Earlier it was reported how Mayor Nagin allowed guests of the Hyatt to board buses before local residents during the hurricane evacuation. Could you imagine if this would have been a white man doing this? Seriously! Now reader Robx informs me that the guests from the Fairmont were also given evacuation perks.
SPELLMAN: They are, but there’s — we’ve seen absolutely no FEMA, National Guard, police presence of any sort. People are awaiting boats or buses that we have no information and they have no information they come — or when they may come. They have no food, they have no water.
And what’s starting to become clear is the divide. There are hotel guests here on Canal Street. The Fairmont Hotel just evacuated. All the guests walked down the center of Canal Street to get on buses which they had waiting for them to take them out of town. The local citizens have not gotten that at the convention center, certainly.

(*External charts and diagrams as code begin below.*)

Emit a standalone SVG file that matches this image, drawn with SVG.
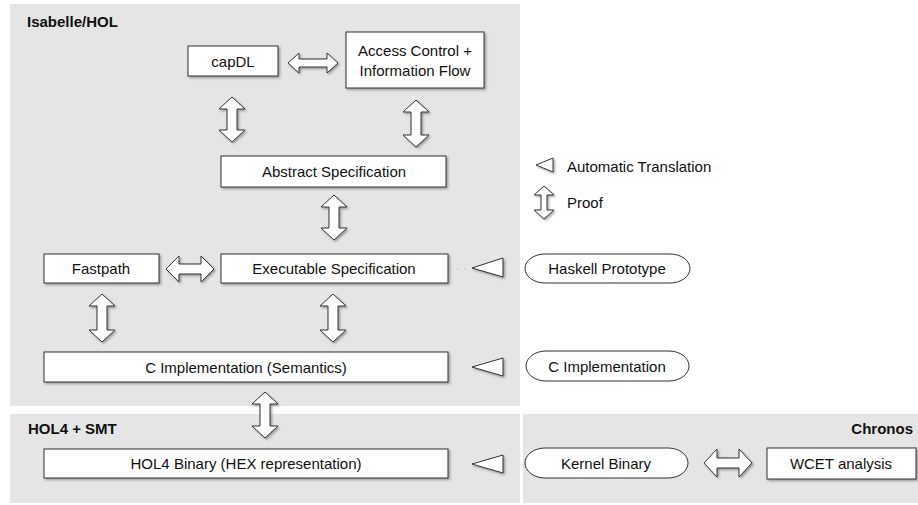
<svg xmlns="http://www.w3.org/2000/svg" width="918" height="505" viewBox="0 0 918 505">
<defs>
<filter id="sh" x="-10%" y="-20%" width="130%" height="160%">
<feDropShadow dx="1.5" dy="1.5" stdDeviation="1" flood-color="#000" flood-opacity="0.35"/>
</filter>
</defs>
<style>
.panel{fill:#e5e5e5}
.box{fill:#fff;stroke:#333;stroke-width:1;filter:url(#sh)}
.pill{fill:#fff;stroke:#333;stroke-width:1}
.t{font-family:"Liberation Sans",Arial,sans-serif;font-size:15px;fill:#111;text-anchor:middle;dominant-baseline:central}
.lt{font-family:"Liberation Sans",Arial,sans-serif;font-size:15px;fill:#111;dominant-baseline:central}
.h{font-family:"Liberation Sans",Arial,sans-serif;font-size:15px;font-weight:bold;fill:#111}
.arr{fill:#fff;stroke:#333;stroke-width:1;stroke-linejoin:miter;filter:url(#sh)}
.tri{fill:#fff;stroke:#333;stroke-width:1;filter:url(#sh)}
</style>
<rect width="918" height="505" fill="#fff"/>
<g id="panels">
<rect class="panel" x="10" y="4" width="510" height="402"/>
<rect class="panel" x="10" y="414" width="510" height="89"/>
<rect class="panel" x="523" y="414" width="395" height="89"/>
<text class="h" x="27" y="27">Isabelle/HOL</text>
<text class="h" x="28" y="434">HOL4 + SMT</text>
<text class="h" x="913" y="434" text-anchor="end">Chronos</text>
</g>
<g id="connectors">
<path class="arr" d="M288,63 L299,53 L299,59 L327,59 L327,53 L338,63 L327,73 L327,67 L299,67 L299,73 Z"/>
<path class="arr" d="M232,97 L245,109 L237,109 L237,130 L245,130 L232,142 L219,130 L227,130 L227,109 L219,109 Z"/>
<path class="arr" d="M416,100 L429,112 L421,112 L421,135 L429,135 L416,147 L403,135 L411,135 L411,112 L403,112 Z"/>
<path class="arr" d="M334,195 L347,207 L339,207 L339,228 L347,228 L334,240 L321,228 L329,228 L329,207 L321,207 Z"/>
<path class="arr" d="M166,269 L179,256 L179,264 L201,264 L201,256 L214,269 L201,282 L201,274 L179,274 L179,282 Z"/>
<path class="arr" d="M102,294 L115,306 L107,306 L107,330 L115,330 L102,342 L89,330 L97,330 L97,306 L89,306 Z"/>
<path class="arr" d="M333,294 L346,306 L338,306 L338,330 L346,330 L333,342 L320,330 L328,330 L328,306 L320,306 Z"/>
<path class="arr" d="M265,392 L278,404 L270,404 L270,426 L278,426 L265,438 L252,426 L260,426 L260,404 L252,404 Z"/>
<path class="arr" d="M704,463 L717,449 L717,458 L739,458 L739,449 L752,463 L739,477 L739,468 L717,468 L717,477 Z"/>
<line x1="450" y1="269" x2="468" y2="269" stroke="#aaa" stroke-width="1" stroke-dasharray="1,6"/>
<path class="tri" d="M472,268 L503,258 L503,277 Z"/>
<path class="tri" d="M472,367 L503,358 L503,376 Z"/>
<path class="tri" d="M472,464 L503,455 L503,473 Z"/>
</g>
<g id="legend">
<path class="tri" d="M536,165 L553,158 L553,172 Z"/>
<text class="lt" x="567" y="166">Automatic Translation</text>
<path class="arr" d="M544,186 L554,195 L547,195 L547,210 L554,210 L544,219 L534,210 L541,210 L541,195 L534,195 Z"/>
<text class="lt" x="567" y="202">Proof</text>
</g>
<g id="capdl">
<rect class="box" x="188" y="46" width="90" height="30"/>
<text class="t" x="233" y="61">capDL</text>
</g>
<g id="access-control">
<rect class="box" x="346" y="32" width="138" height="56"/>
<text class="t" x="415" y="50">Access Control +</text>
<text class="t" x="415" y="70">Information Flow</text>
</g>
<g id="abstract-spec">
<rect class="box" x="221" y="156" width="225" height="31"/>
<text class="t" x="334" y="171.5">Abstract Specification</text>
</g>
<g id="fastpath">
<rect class="box" x="44" y="254" width="115" height="29"/>
<text class="t" x="101" y="268.5">Fastpath</text>
</g>
<g id="executable-spec">
<rect class="box" x="221" y="254" width="227" height="29"/>
<text class="t" x="334" y="268.5">Executable Specification</text>
</g>
<g id="haskell-prototype">
<rect class="pill" x="525" y="254" width="165" height="29" rx="20" ry="14.5"/>
<text class="t" x="607" y="268.5">Haskell Prototype</text>
</g>
<g id="c-semantics">
<rect class="box" x="44" y="352" width="404" height="30"/>
<text class="t" x="246" y="367">C Implementation (Semantics)</text>
</g>
<g id="c-implementation">
<rect class="pill" x="526" y="351" width="163" height="30" rx="20" ry="15"/>
<text class="t" x="607" y="366">C Implementation</text>
</g>
<g id="hol4-binary">
<rect class="box" x="44" y="449" width="404" height="29"/>
<text class="t" x="246" y="463.5">HOL4 Binary (HEX representation)</text>
</g>
<g id="kernel-binary">
<rect class="pill" x="525" y="448" width="163" height="30" rx="20" ry="15"/>
<text class="t" x="606" y="463">Kernel Binary</text>
</g>
<g id="wcet">
<rect class="box" x="767" y="448" width="149" height="31"/>
<text class="t" x="841" y="463.5">WCET analysis</text>
</g>
</svg>
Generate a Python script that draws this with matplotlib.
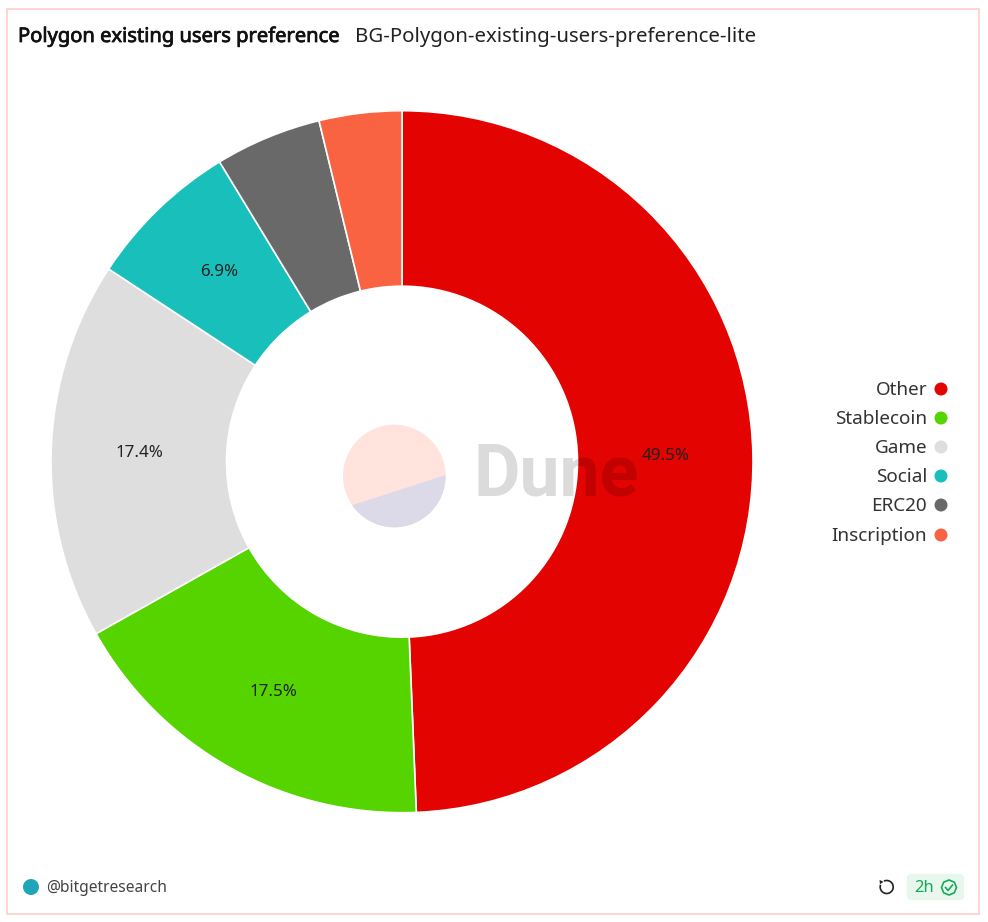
import matplotlib
matplotlib.use("Agg")
import matplotlib.pyplot as plt
import matplotlib.patheffects as pe
from matplotlib.patches import Rectangle, Circle, Polygon, FancyBboxPatch, Arc, RegularPolygon

W, H = 988, 922
categories = ["Other", "Stablecoin", "Game", "Social", "ERC20", "Inscription"]
values = [49.35, 17.5, 17.4, 7.05, 4.9, 3.8]
pct_labels = ["49.5%", "17.5%", "17.4%", "6.9%", "", ""]
colors = ["#e30300", "#55d400", "#dedede", "#19bfba", "#696969", "#f96342"]
title = "Polygon existing users preference"
subtitle = "BG-Polygon-existing-users-preference-lite"
credit = "@bitgetresearch"
age = "2h"

FONT = "Noto Sans"
plt.rcParams["font.family"] = [FONT, "DejaVu Sans"]
fig = plt.figure(figsize=(W / 100, H / 100), dpi=100, facecolor="white")

# Chrome axes in pixel coordinates (y up)
bg = fig.add_axes([0, 0, 1, 1], zorder=0)
bg.set_xlim(0, W); bg.set_ylim(0, H); bg.axis("off")
Y = lambda y: H - y
bg.add_patch(Rectangle((6.5, Y(913.5)), 972, 904, fc="white", ec="#ffc9c2", lw=1.1))

# Donut
cx, cy, R = 402, 461.7, 351
ax = fig.add_axes([(cx - R) / W, (H - cy - R) / H, 2 * R / W, 2 * R / H], zorder=1)
label_iter = iter(pct_labels)
ax.pie(values, colors=colors, startangle=90, counterclock=False, radius=1.0,
       wedgeprops=dict(width=0.5, edgecolor="white", linewidth=1.2),
       autopct=lambda p: next(label_iter), pctdistance=0.75,
       textprops=dict(fontsize=12.2, color="#222222"))
ax.set_xlim(-1, 1); ax.set_ylim(-1, 1)
ax.patch.set_alpha(0)

# Overlay
ov = fig.add_axes([0, 0, 1, 1], zorder=2)
ov.set_xlim(0, W); ov.set_ylim(0, H); ov.axis("off"); ov.patch.set_alpha(0)

# Watermark: a disc split by a chord
lx, ly, lr = 394.3, Y(476), 51.3
ov.add_patch(Circle((lx, ly), lr, fc="#ffe3dc", ec="none"))
low = Circle((lx, ly), lr, fc="#dcdae8", ec="none")
ov.add_patch(low)
chord = Polygon([(445.7, Y(475)), (352.7, Y(505)), (340, Y(540)), (460, Y(540))],
                closed=True, transform=ov.transData, fc="none", ec="none")
ov.add_patch(chord)
low.set_clip_path(chord)
ov.text(473, Y(476.5), "Dune", fontsize=51.5, fontweight="bold", family="Roboto",
        color="black", alpha=0.14, ha="left", va="center")

# Header
ov.text(18, Y(37), title, fontsize=14.5, color="#111111", va="center",
        path_effects=[pe.withStroke(linewidth=0.55, foreground="#111111")])
ov.text(355, Y(37), subtitle, fontsize=14.7, color="#222222", va="center")

# Legend
legend_y = [389, 418, 447, 476, 505, 535]
for name, col, yy in zip(categories, colors, legend_y):
    ov.text(927, Y(yy + 0.8), name, fontsize=13.6, color="#333333", ha="right", va="center")
    ov.add_patch(Circle((941, Y(yy)), 6.5, fc=col, ec="none"))

# Footer
ov.add_patch(Circle((31, Y(887)), 8, fc="#1fa5b8", ec="none"))
ov.text(46, Y(888), credit, fontsize=11.2, color="#444444", va="center")
ov.add_patch(Arc((886.7, Y(887)), 13, 13, theta1=-200, theta2=115, ec="#222222", lw=1.2))
ov.add_patch(RegularPolygon((881, Y(882)), 3, radius=2.5, orientation=0.6, fc="#222222", ec="none"))
ov.add_patch(FancyBboxPatch((911, Y(896)), 49, 18, boxstyle="round,pad=0,rounding_size=0.1",
                            fc="#e7f7ee", ec="#e7f7ee", lw=6, joinstyle="round"))
ov.text(914, Y(888), age, fontsize=12, color="#18a957", va="center")
ov.add_patch(RegularPolygon((949, Y(887.5)), 8, radius=7.5, fc="none", ec="#18a957", lw=1.2))
ov.plot([945.5, 948, 952.5], [Y(887.5), Y(890.5), Y(885)], color="#18a957", lw=1.2)

fig.savefig("out.png", dpi=100, facecolor="white")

KAGAN: So when you say a divide, do you mean an economic divide, a — what type of divide are you talking about?
SPELLMAN: Clearly an economic divide. People that were paying. Hotel guests have people looking out for them, people coordinating buses just for them.
You know, regular people on the street can’t get on these buses, only the hotel guests. People that are from here are left to fend — you know, largely fend for themselves at this point, at the convention center anyway. And more people are streaming down to the convention center, down Canal Street as we speak.
In fact, while the last regularly scheduled train out of town had left a few hours earlier, Amtrak had decided to run a “dead-head” train that evening to move equipment out of the city. It was headed for high ground in Macomb, Miss., and it had room for several hundred passengers. “We offered the city the opportunity to take evacuees out of harm’s way,” said Amtrak spokesman Cliff Black. “The city declined.”